Items:
+ + + + +
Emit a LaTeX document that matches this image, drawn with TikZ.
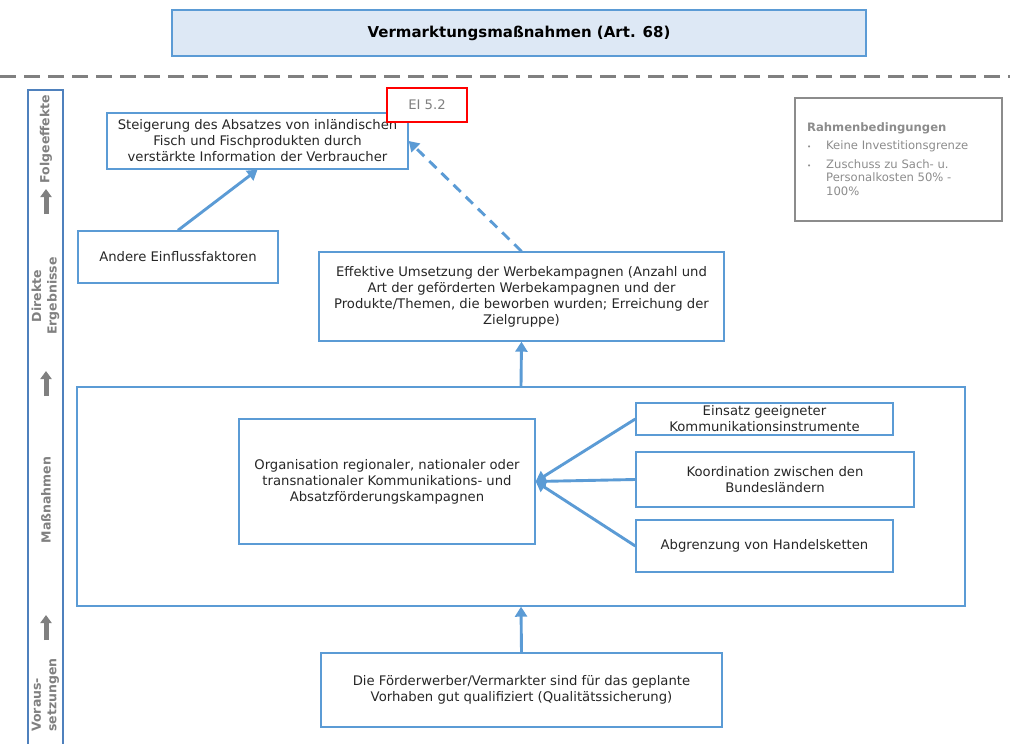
\documentclass[tikz,border=0pt]{standalone}
\usepackage{fontspec}
\setmainfont{DejaVu Sans}
\usetikzlibrary{arrows.meta}
\definecolor{accentblue}{HTML}{5B9BD5}
\definecolor{sideblue}{HTML}{4F81BD}
\definecolor{headfill}{HTML}{DDE8F5}
\definecolor{bodytext}{HTML}{262626}
\definecolor{labelgray}{HTML}{808080}
\definecolor{notegray}{HTML}{8C8C8C}
\definecolor{alertred}{HTML}{FF0000}
\begin{document}
\begin{tikzpicture}[x=1pt,y=-1pt,
  frame/.style={draw=accentblue,line width=1.4pt,inner sep=0pt,align=center,
    text=bodytext,font=\fontsize{13.2}{16}\selectfont},
  flow/.style={draw=accentblue,line width=2.9pt,-{Triangle[length=10pt,width=12pt]}},
  levelarrow/.style={draw=labelgray,line width=5pt,-{Triangle[length=8pt,width=11pt]}},
  levellabel/.style={rotate=90,text=labelgray,inner sep=0pt,
    font=\bfseries\fontsize{12.5}{15.5}\selectfont}]
\useasboundingbox (0,0) rectangle (1010,744);

% heading and separator
\node[frame,fill=headfill,line width=1.1pt,minimum width=694pt,minimum height=46pt,
  text=black,font=\bfseries\fontsize{15}{18}\selectfont] (title) at (519,33)
  {Vermarktungsmaßnahmen (Art. 68)};
\draw[labelgray,line width=3pt,dash pattern=on 16pt off 8pt] (0,76) -- (1010,76);

% level column on the left
\draw[sideblue,line width=1.2pt] (28,746) -- (28,90) -- (63,90) -- (63,746);
\node[levellabel] (lvlA) at (46,139) {Folgeeffekte};
\node[levellabel,align=center] (lvlB) at (45.5,296) {Direkte\\Ergebnisse};
\node[levellabel] (lvlC) at (46,500) {Maßnahmen};
\node[levellabel,align=left] (lvlD) at (45.5,695) {Voraus-\\setzungen};
\coordinate (upAs) at (46,214); \coordinate (upAe) at (46,189);
\coordinate (upBs) at (46,396); \coordinate (upBe) at (46,371);
\coordinate (upCs) at (46,640); \coordinate (upCe) at (46,615);
\draw[levelarrow] (upAs) -- (upAe);
\draw[levelarrow] (upBs) -- (upBe);
\draw[levelarrow] (upCs) -- (upCe);

% boxes
\node[frame,minimum width=301pt,minimum height=56pt] (steig) at (257.5,141)
  {Steigerung des Absatzes von inländischen\\Fisch und Fischprodukten durch\\verstärkte Information der Verbraucher};
\node[draw=alertred,line width=1.3pt,fill=white,minimum width=80pt,minimum height=34pt,
  inner sep=0pt,text=labelgray,font=\fontsize{13.2}{16}\selectfont] (ei) at (427,105) {EI 5.2};
\node[frame,minimum width=200pt,minimum height=52pt] (andere) at (178,257) {Andere Einflussfaktoren};
\node[frame,minimum width=405pt,minimum height=89pt] (effekt) at (521.5,296.5)
  {Effektive Umsetzung der Werbekampagnen (Anzahl und\\Art der geförderten Werbekampagnen und der\\Produkte/Themen, die beworben wurden; Erreichung der\\Zielgruppe)};
\node[frame,minimum width=888pt,minimum height=219pt] (massn) at (521,496.5) {};
\node[frame,minimum width=296pt,minimum height=125pt] (orga) at (387,481.5)
  {Organisation regionaler, nationaler oder\\transnationaler Kommunikations- und\\Absatzförderungskampagnen};
\node[frame,minimum width=257pt,minimum height=32pt] (einsatz) at (764.5,419)
  {Einsatz geeigneter\\Kommunikationsinstrumente};
\node[frame,minimum width=278pt,minimum height=55pt] (koord) at (775,479.5)
  {Koordination zwischen den\\Bundesländern};
\node[frame,minimum width=257pt,minimum height=52pt] (abgr) at (764.5,546)
  {Abgrenzung von Handelsketten};
\node[frame,minimum width=401pt,minimum height=74pt] (foerder) at (521.5,690)
  {Die Förderwerber/Vermarkter sind für das geplante\\Vorhaben gut qualifiziert (Qualitätssicherung)};

% framework conditions
\node[draw=notegray,line width=1.3pt,minimum width=207pt,minimum height=123pt,inner sep=0pt]
  (rbox) at (898.5,159.5) {};
\node[anchor=north west,inner sep=0pt,align=left,text=notegray,
  font=\fontsize{11.6}{13.5}\selectfont] (rtext) at (807,122)
  {{\bfseries Rahmenbedingungen}\\[5pt]
   \makebox[19pt][l]{\fontsize{7}{8}\selectfont•}Keine Investitionsgrenze\\[5pt]
   \makebox[19pt][l]{\fontsize{7}{8}\selectfont•}Zuschuss zu Sach- u.\\
   \hspace*{19pt}Personalkosten 50\% -\\
   \hspace*{19pt}100\%};

% connectors
\draw[flow] (andere.north) -- (steig.south);
\draw[flow,dash pattern=on 10pt off 7pt] (effekt.north) -- (steig.east);
\draw[flow] (massn.north) -- (effekt.south);
\draw[flow] (foerder.north) -- (massn.south);
\draw[flow] (einsatz.west) -- (orga.east);
\draw[flow] (koord.west) -- (orga.east);
\draw[flow] (abgr.west) -- (orga.east);
\end{tikzpicture}
\end{document}
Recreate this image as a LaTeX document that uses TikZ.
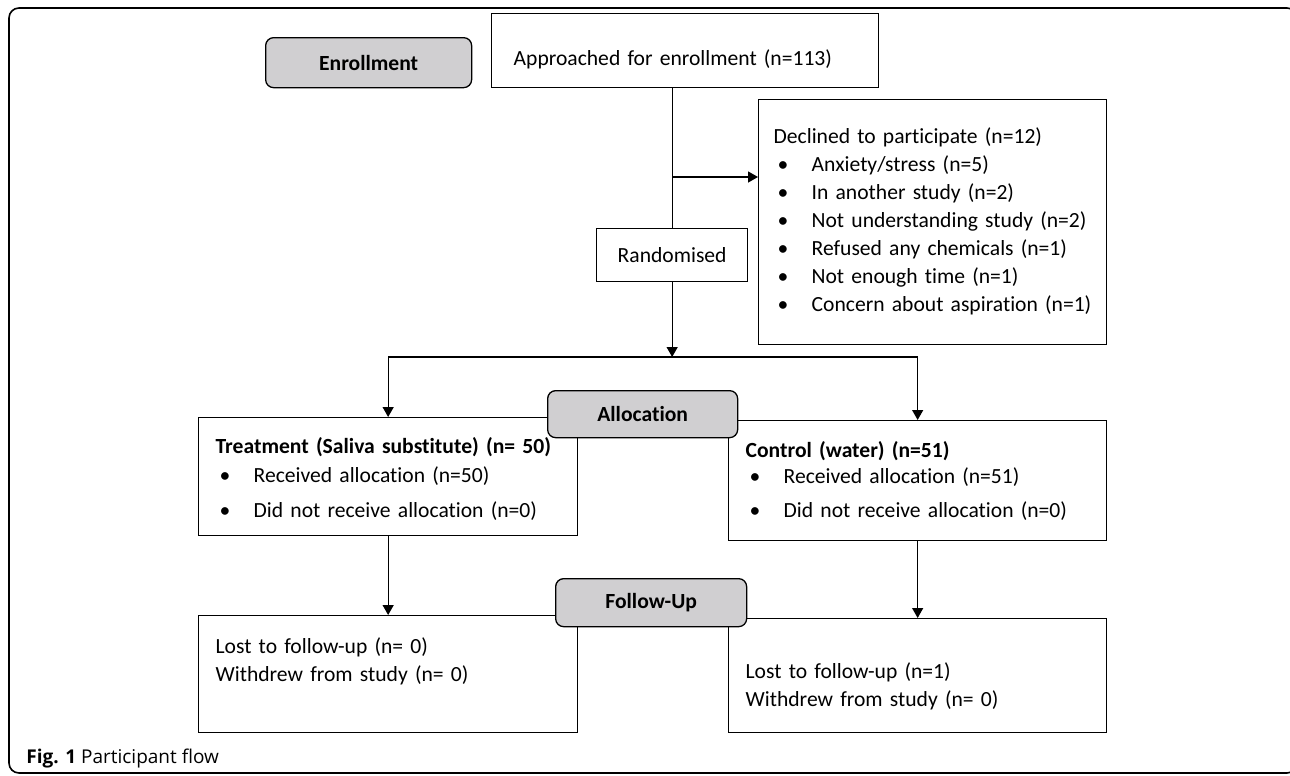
+ + + + +
Your objective: Transcribe the listing above verbatim. Omit the pictures.

Reply to the task:
Emit a LaTeX document that matches this image, drawn with TikZ.
\documentclass[tikz,border=0pt]{standalone}
\usepackage{fontspec}
\setmainfont{DejaVu Sans}
\usetikzlibrary{arrows.meta}
\definecolor{accentblue}{HTML}{5B9BD5}
\definecolor{sideblue}{HTML}{4F81BD}
\definecolor{headfill}{HTML}{DDE8F5}
\definecolor{bodytext}{HTML}{262626}
\definecolor{labelgray}{HTML}{808080}
\definecolor{notegray}{HTML}{8C8C8C}
\definecolor{alertred}{HTML}{FF0000}
\begin{document}
\begin{tikzpicture}[x=1pt,y=-1pt,
  frame/.style={draw=accentblue,line width=1.4pt,inner sep=0pt,align=center,
    text=bodytext,font=\fontsize{13.2}{16}\selectfont},
  flow/.style={draw=accentblue,line width=2.9pt,-{Triangle[length=10pt,width=12pt]}},
  levelarrow/.style={draw=labelgray,line width=5pt,-{Triangle[length=8pt,width=11pt]}},
  levellabel/.style={rotate=90,text=labelgray,inner sep=0pt,
    font=\bfseries\fontsize{12.5}{15.5}\selectfont}]
\useasboundingbox (0,0) rectangle (1010,744);

% heading and separator
\node[frame,fill=headfill,line width=1.1pt,minimum width=694pt,minimum height=46pt,
  text=black,font=\bfseries\fontsize{15}{18}\selectfont] (title) at (519,33)
  {Vermarktungsmaßnahmen (Art. 68)};
\draw[labelgray,line width=3pt,dash pattern=on 16pt off 8pt] (0,76) -- (1010,76);

% level column on the left
\draw[sideblue,line width=1.2pt] (28,746) -- (28,90) -- (63,90) -- (63,746);
\node[levellabel] (lvlA) at (46,139) {Folgeeffekte};
\node[levellabel,align=center] (lvlB) at (45.5,296) {Direkte\\Ergebnisse};
\node[levellabel] (lvlC) at (46,500) {Maßnahmen};
\node[levellabel,align=left] (lvlD) at (45.5,695) {Voraus-\\setzungen};
\coordinate (upAs) at (46,214); \coordinate (upAe) at (46,189);
\coordinate (upBs) at (46,396); \coordinate (upBe) at (46,371);
\coordinate (upCs) at (46,640); \coordinate (upCe) at (46,615);
\draw[levelarrow] (upAs) -- (upAe);
\draw[levelarrow] (upBs) -- (upBe);
\draw[levelarrow] (upCs) -- (upCe);

% boxes
\node[frame,minimum width=301pt,minimum height=56pt] (steig) at (257.5,141)
  {Steigerung des Absatzes von inländischen\\Fisch und Fischprodukten durch\\verstärkte Information der Verbraucher};
\node[draw=alertred,line width=1.3pt,fill=white,minimum width=80pt,minimum height=34pt,
  inner sep=0pt,text=labelgray,font=\fontsize{13.2}{16}\selectfont] (ei) at (427,105) {EI 5.2};
\node[frame,minimum width=200pt,minimum height=52pt] (andere) at (178,257) {Andere Einflussfaktoren};
\node[frame,minimum width=405pt,minimum height=89pt] (effekt) at (521.5,296.5)
  {Effektive Umsetzung der Werbekampagnen (Anzahl und\\Art der geförderten Werbekampagnen und der\\Produkte/Themen, die beworben wurden; Erreichung der\\Zielgruppe)};
\node[frame,minimum width=888pt,minimum height=219pt] (massn) at (521,496.5) {};
\node[frame,minimum width=296pt,minimum height=125pt] (orga) at (387,481.5)
  {Organisation regionaler, nationaler oder\\transnationaler Kommunikations- und\\Absatzförderungskampagnen};
\node[frame,minimum width=257pt,minimum height=32pt] (einsatz) at (764.5,419)
  {Einsatz geeigneter\\Kommunikationsinstrumente};
\node[frame,minimum width=278pt,minimum height=55pt] (koord) at (775,479.5)
  {Koordination zwischen den\\Bundesländern};
\node[frame,minimum width=257pt,minimum height=52pt] (abgr) at (764.5,546)
  {Abgrenzung von Handelsketten};
\node[frame,minimum width=401pt,minimum height=74pt] (foerder) at (521.5,690)
  {Die Förderwerber/Vermarkter sind für das geplante\\Vorhaben gut qualifiziert (Qualitätssicherung)};

% framework conditions
\node[draw=notegray,line width=1.3pt,minimum width=207pt,minimum height=123pt,inner sep=0pt]
  (rbox) at (898.5,159.5) {};
\node[anchor=north west,inner sep=0pt,align=left,text=notegray,
  font=\fontsize{11.6}{13.5}\selectfont] (rtext) at (807,122)
  {{\bfseries Rahmenbedingungen}\\[5pt]
   \makebox[19pt][l]{\fontsize{7}{8}\selectfont•}Keine Investitionsgrenze\\[5pt]
   \makebox[19pt][l]{\fontsize{7}{8}\selectfont•}Zuschuss zu Sach- u.\\
   \hspace*{19pt}Personalkosten 50\% -\\
   \hspace*{19pt}100\%};

% connectors
\draw[flow] (andere.north) -- (steig.south);
\draw[flow,dash pattern=on 10pt off 7pt] (effekt.north) -- (steig.east);
\draw[flow] (massn.north) -- (effekt.south);
\draw[flow] (foerder.north) -- (massn.south);
\draw[flow] (einsatz.west) -- (orga.east);
\draw[flow] (koord.west) -- (orga.east);
\draw[flow] (abgr.west) -- (orga.east);
\end{tikzpicture}
\end{document}
Recreate this image as a LaTeX document that uses TikZ.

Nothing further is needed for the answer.